Он возвращался в строй так часто, потому что ему было во что верить. Некоторые раздражающие говоруны твердят, что, упусти Черчилль свой момент в 1940 г., он был бы записан в «неудачники», стал человеком, достигшим немногого. Это нелепо.
Никакой современный политик не может сравниться с ним по свершениям: заложение основ государства всеобщего благосостояния, реформа тюрем, переоснащение флота, содействие победе в Первой мировой войне, труд на посту канцлера и так далее и так далее – при этом говорится только о периоде, когда он якобы был «неудачником», до Второй мировой войны. У него было множество инициатив и предприятий, неудивительно, что некоторые из них заканчивались крахом, но Черчилль возвращался в строй и после фиаско, ведь окружающие инстинктивно замечали глубинные основания, определяющие его поведение.
И дело не только в том, что часто можно указать на его правоту: в Дарданелльской операции был зародыш здравой стратегии, советский коммунизм, несомненно, являлся варварством, золотой стандарт был навязан вопреки его сопротивлению и так далее. Что вы можете заметить в классическом черчиллевском поражении, видите ли вы ключевое отличие от фиаско, оканчивающего карьеру деятеля меньшего масштаба?
Вы догадались? Ни разу не возникало предположения, – даже когда Черчилль выползал из-под дымящихся руин своей сдетонировавшей позиции, – что он был замешан в коррупции.
Не было ни малейшего намека на скандал. Никакая из катастроф не подвергла сомнению его порядочность. По всей видимости, он никогда не лгал, не обманывал, не был неискренним, не говоря уже о корыстной заинтересованности. Он вставал на свою позицию, потому что: a) находил ее правильной, б) полагал, что она поможет продвижению его карьеры. И не зазорно, что оба расчета совершались одновременно, ведь он думал, что его позиция политически полезна, поскольку она верна.

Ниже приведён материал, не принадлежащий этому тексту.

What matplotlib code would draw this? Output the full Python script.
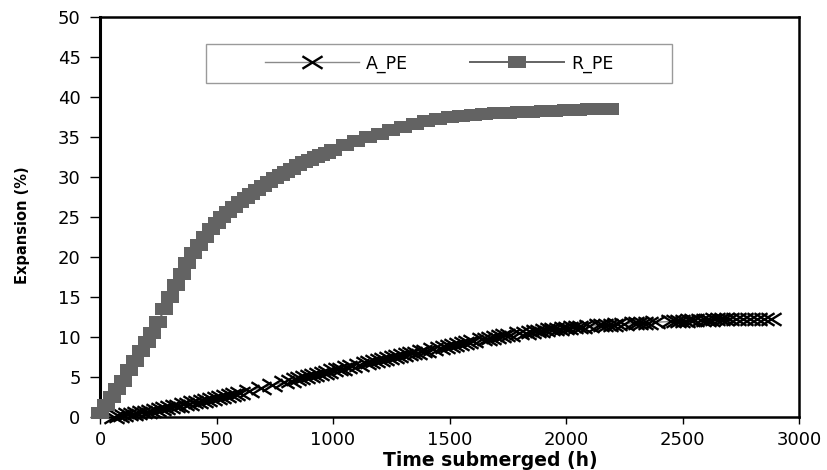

Он приходил к решениям не спонтанно, а после тщательных исследований и размышлений – и тот исключительный объем информации, который он пропускал через свои жабры, помогал ему плыть вверх по течению. В 1911 г., за три года до начала войны, он написал для комитета обороны империи длинный меморандум, в котором детально предсказал течение первых сорока дней конфликта – где и как отступят французы, на каком рубеже остановится продвижение немцев. Генерал Генри Вильсон сказал, что документ был «смехотворным и фантастическим – глупым меморандумом». Но каждое слово из него сбылось – с точностью до дня. Немцы потерпели поражение в битве на Марне на сорок первый день, после чего сложилась патовая ситуация. Черчилль не писал научную фантастику, пялясь в окно и грызя карандаш.

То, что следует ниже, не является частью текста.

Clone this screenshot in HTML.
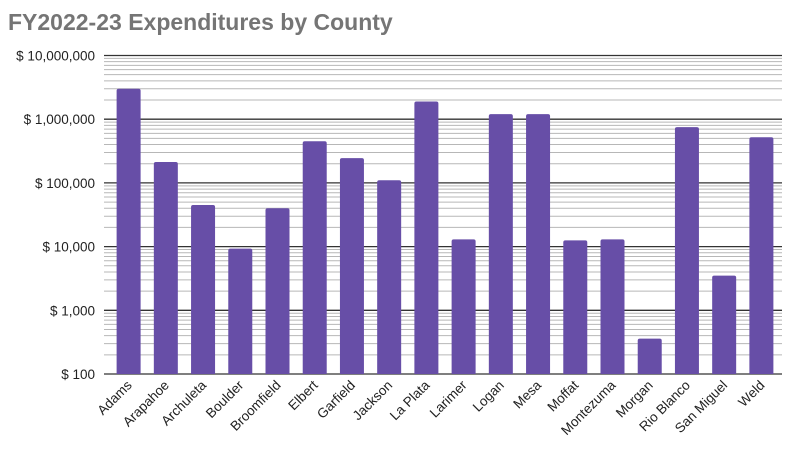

Он предсказал, что война продлится четыре года, в то время как другие заявляли, что она завершится до Рождества. Впоследствии он отмечал недостатки Версальского договора. Черчилль правильно понимал положение вещей, потому что был информирован лучше других политиков. В середине тридцатых годов к нему приходили на секретные встречи, делясь сведениями, военные и чиновники, потрясенные политикой умиротворения, – Ральф Виграм и другие, – они отчаянно хотели, чтобы кто-нибудь забил тревогу о Германии.

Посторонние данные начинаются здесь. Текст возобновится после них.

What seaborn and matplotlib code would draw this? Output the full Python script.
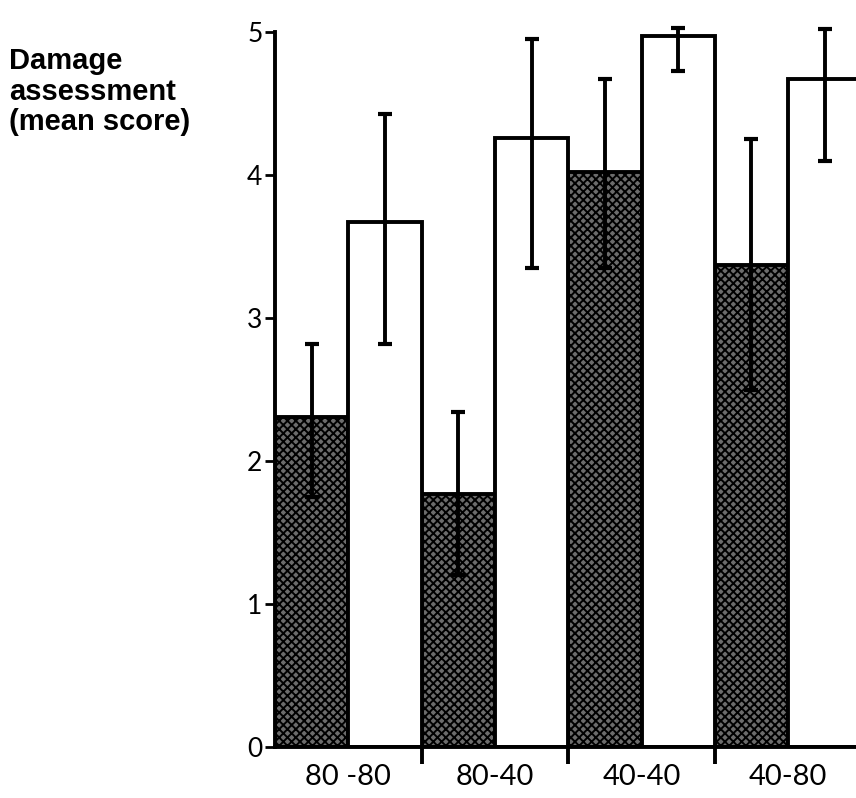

Порою Черчилль знал больше, чем сам Болдуин, и один раз публично унизил премьер-министра своей лучшей осведомленностью о силе люфтваффе (Болдуин дал заниженную оценку количества самолетов у нацистов). Черчилль пристально следил за тем, что происходит в Германии. Начиная с 1932 г. он постоянно привлекал внимание парламента к преследованию евреев и предупреждал о порочности нацистской идеологии. Когда Гитлер получил 95 процентов голосов на референдуме в ноябре 1933 г., Черчилль сказал, что нацисты «объявляют войну славной» и «прививают детям такую жажду крови, которая беспрецедентна в образовании с варварских и языческих времен».